Tucked away in the Budget red book published yesterday was a worrying mention of the effects on public borrowing of council housing finance reform.
The Office for Budget Responsibility has forecast that the resultant debt will be half a billion pounds higher than expected in the coming financial year, and this may grow to be £0.9bn higher by 2016-17. The estimates are said to be ‘highly uncertain’, but are enough to make the Chancellor warn that he will ‘take action to address the increase in public debt’ if the forecasts don’t change.
What does this mean? First, someone has made a mistake, since if the OBR forecast is out of line with those by the Department for Communities and Local Government or the Treasury they have either spotted something that officials didn’t or officials have changed their forecasts since they finalised the borrowing caps that apply to council housing authorities only a short time ago.
Or perhaps the OBR themselves have assumed that the full borrowing cap limits will be used by councils, whereas DCLG and Treasury think many councils will borrow less than the permitted maximum.
Second, this new uncertainty is something for which councils bear no responsibility, since naturally they have assumed they can borrow up to the levels set by the borrowing caps that each has been given, without any repercussions. Indeed, that was one purpose of having the caps.
If some problem has arisen, councils might well feel they have made legitimate business planning decisions and they shouldn’t be given the responsibility of correcting errors that they didn’t make. They will remind government that the decisions made are not just about figures, but about spending in the building industry on planned maintenance to council housing and of course on new house building, which should not be disrupted.
Third, the government clearly promised, in their November 2011 paper on the transition to self-financing, that they wouldn’t go back on these limits. It’s worth quoting what they said as it’s unusually specific:
‘Ministers have stated during the passage of the Localism Bill that we will not subsequently reduce the aggregate borrowing cap, or the borrowing caps for individual councils, which are set out in the original self-financing determinations. Councils will therefore be able to plan ahead on the basis of those caps.’
To state the obvious, councils have indeed planned ahead and to even hint at any change now is bound to shake their confidence.
Even more annoying is the fact that all this angst is unnecessary. The Chartered Institute of Housing and others have repeatedly advised governments to make changes to the borrowing rules affecting council housing that would bring them into line with international conventions.
If government were to do this, borrowing for self-financed council housing would no longer count towards the main measure of government debt. This means there would be no need for the current artificial caps on borrowing, although of course borrowing would still have to follow prudential rules. And there would be no need for government to intervene to reopen the settlement because of possible breaches to its targets for public borrowing.
A further irony is the confirmation that the Treasury will get a net receipt of £8.1bn from councils when the debt settlement takes place on 1 April. This reflects the expected profit the Treasury would have made from council housing over coming years.

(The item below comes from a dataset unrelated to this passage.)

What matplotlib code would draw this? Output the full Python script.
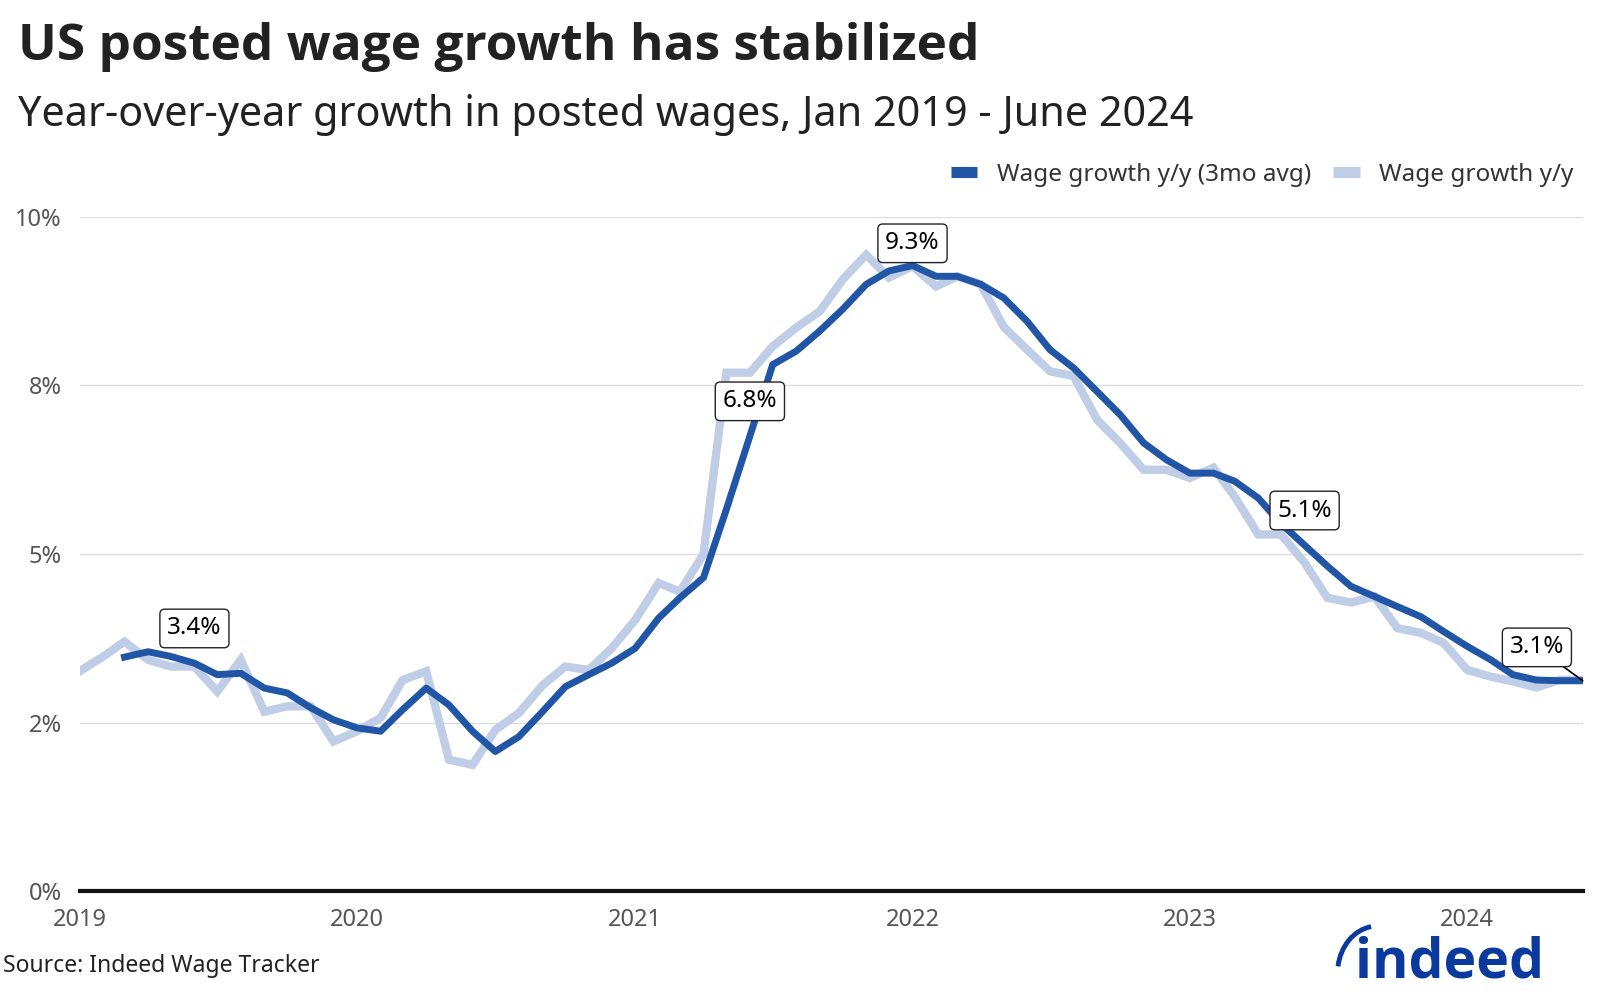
import numpy as np
import pandas as pd
import matplotlib
matplotlib.use("Agg")
import matplotlib.pyplot as plt
from matplotlib.lines import Line2D
from matplotlib.patches import Arc

plt.rcParams['font.family'] = ['Noto Sans', 'DejaVu Sans']

# monthly data, Jan 2019 - Jun 2024
months = pd.date_range('2019-01-01', '2024-06-01', freq='MS')

wage_yy = [3.26, 3.48, 3.70, 3.43, 3.33, 3.33, 2.96, 3.43, 2.66, 2.74, 2.74, 2.22,
           2.37, 2.57, 3.13, 3.26, 1.95, 1.87, 2.39, 2.64, 3.05, 3.33, 3.28, 3.60,
           4.02, 4.57, 4.44, 5.00, 7.69, 7.69, 8.08, 8.36, 8.60, 9.07, 9.44, 9.10,
           9.27, 8.97, 9.12, 9.00, 8.37, 8.03, 7.71, 7.64, 6.99, 6.65, 6.25, 6.25,
           6.13, 6.28, 5.85, 5.29, 5.29, 4.87, 4.35, 4.28, 4.37, 3.90, 3.83, 3.68,
           3.28, 3.18, 3.11, 3.02, 3.13, 3.13]

wage_3mo = [np.nan, np.nan, 3.47, 3.55, 3.48, 3.38, 3.21, 3.23, 3.01, 2.94, 2.72, 2.54,
            2.42, 2.37, 2.69, 3.01, 2.76, 2.37, 2.07, 2.29, 2.66, 3.03, 3.21, 3.38,
            3.60, 4.05, 4.35, 4.65, 5.66, 6.75, 7.81, 8.01, 8.31, 8.63, 9.00, 9.20,
            9.28, 9.12, 9.12, 9.00, 8.80, 8.45, 8.03, 7.76, 7.41, 7.07, 6.65, 6.40,
            6.20, 6.20, 6.08, 5.83, 5.45, 5.13, 4.82, 4.52, 4.37, 4.22, 4.07, 3.85,
            3.63, 3.43, 3.21, 3.13, 3.12, 3.12]

# labelled points: (date, text)
label_dates = ['2019-06-01', '2021-06-01', '2022-01-01', '2023-06-01', '2024-06-01']
label_texts = ['3.4%', '6.8%', '9.3%', '5.1%', '3.1%']

y_ticks = [0, 2.5, 5, 7.5, 10]
y_tick_labels = ['0%', '2%', '5%', '8%', '10%']
year_ticks = ['2019', '2020', '2021', '2022', '2023', '2024']

dark = '#2155A5'
light = '#BFCEE6'

fig = plt.figure(figsize=(16, 10), dpi=100)
ax = fig.add_axes([0.0498, 0.109, 0.9394, 0.674])

ax.plot(months, wage_yy, color=light, lw=6, solid_joinstyle='miter', zorder=2)
ax.plot(months, wage_3mo, color=dark, lw=5, solid_joinstyle='round', zorder=3)

ax.set_xlim(months[0], months[-1])
ax.set_ylim(0, 10)
ax.set_yticks(y_ticks)
ax.set_yticklabels(y_tick_labels)
ax.set_xticks(pd.to_datetime([y + '-01-01' for y in year_ticks]))
ax.set_xticklabels(year_ticks)
ax.tick_params(axis='both', length=0, labelsize=17, colors='#555555')
ax.tick_params(axis='y', pad=13)
ax.tick_params(axis='x', pad=12)
ax.grid(axis='y', color='#dddddd', lw=1)
ax.set_axisbelow(True)
for s in ['top', 'right', 'left', 'bottom']:
    ax.spines[s].set_visible(False)
ax.axhline(0, color='#111111', lw=3, zorder=4, clip_on=False)

series = pd.Series(wage_3mo, index=months)
for d, t in zip(label_dates, label_texts):
    d = pd.Timestamp(d)
    v = series[d]
    bbox = dict(boxstyle='round,pad=0.3,rounding_size=0.2', fc='white', ec='#222222', lw=1)
    if d == months[-1]:
        ax.annotate(t, xy=(d, v), xytext=(-33, 24), textcoords='offset points',
                    ha='center', va='center', fontsize=17.5, bbox=bbox, zorder=6,
                    arrowprops=dict(arrowstyle='-', color='black', lw=1.2, shrinkA=0, shrinkB=0))
    elif d == pd.Timestamp('2022-01-01'):
        ax.annotate(t, xy=(d, v), xytext=(0, 16), textcoords='offset points',
                    ha='center', va='center', fontsize=17.5, bbox=bbox, zorder=6)
    else:
        ax.annotate(t, xy=(d, v), xytext=(0, 25), textcoords='offset points',
                    ha='center', va='center', fontsize=17.5, bbox=bbox, zorder=6)

fig.text(0.011, 0.953, 'US posted wage growth has stabilized', fontsize=37,
         fontweight='bold', family=['Open Sans', 'DejaVu Sans'], color='#222222', va='center')
fig.text(0.011, 0.885, 'Year-over-year growth in posted wages, Jan 2019 - June 2024',
         fontsize=29.8, color='#222222', va='center')

handles = [Line2D([0], [0], color=dark, lw=8, solid_capstyle='butt'),
           Line2D([0], [0], color=light, lw=8, solid_capstyle='butt')]
fig.legend(handles, ['Wage growth y/y (3mo avg)', 'Wage growth y/y'], ncol=2,
           loc='center right', bbox_to_anchor=(0.997, 0.825), frameon=False,
           fontsize=17.5, handlelength=1.1, handletextpad=0.8, columnspacing=0.9,
           labelcolor='#333333')

fig.text(0.002, 0.034, 'Source: Indeed Wage Tracker', fontsize=16.5, color='#222222',
         va='center')

# indeed logo
fig.text(0.965, 0.022, 'indeed', fontsize=40, fontweight='bold',
         family=['Open Sans', 'DejaVu Sans'], color='#0A3A9E', ha='right', va='baseline')
fig.add_artist(Arc((0.861, 0.027), 0.05, 0.094, theta1=95, theta2=165,
                   transform=fig.transFigure, color='#0A3A9E', lw=3.5))

fig.savefig('out.png', dpi=100)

The irony lies in the fact that – although under government rules the transaction is neutral – under the international accounting rules on which the government’s reputation is judged, councils will be giving a very useful boost to the government’s efforts to reduce its debt levels.
Faced with this new uncertainty, what should councils do? The answer is probably ‘keep calm and carry on’. They have the legal power to borrow up to caps they have been given, and the Treasury can only change this by issuing a revised determination on debt limits which – given the government’s previous assurances – would certainly be closely questioned. The message is: if the Treasury has created a mess, let the Treasury sort it out.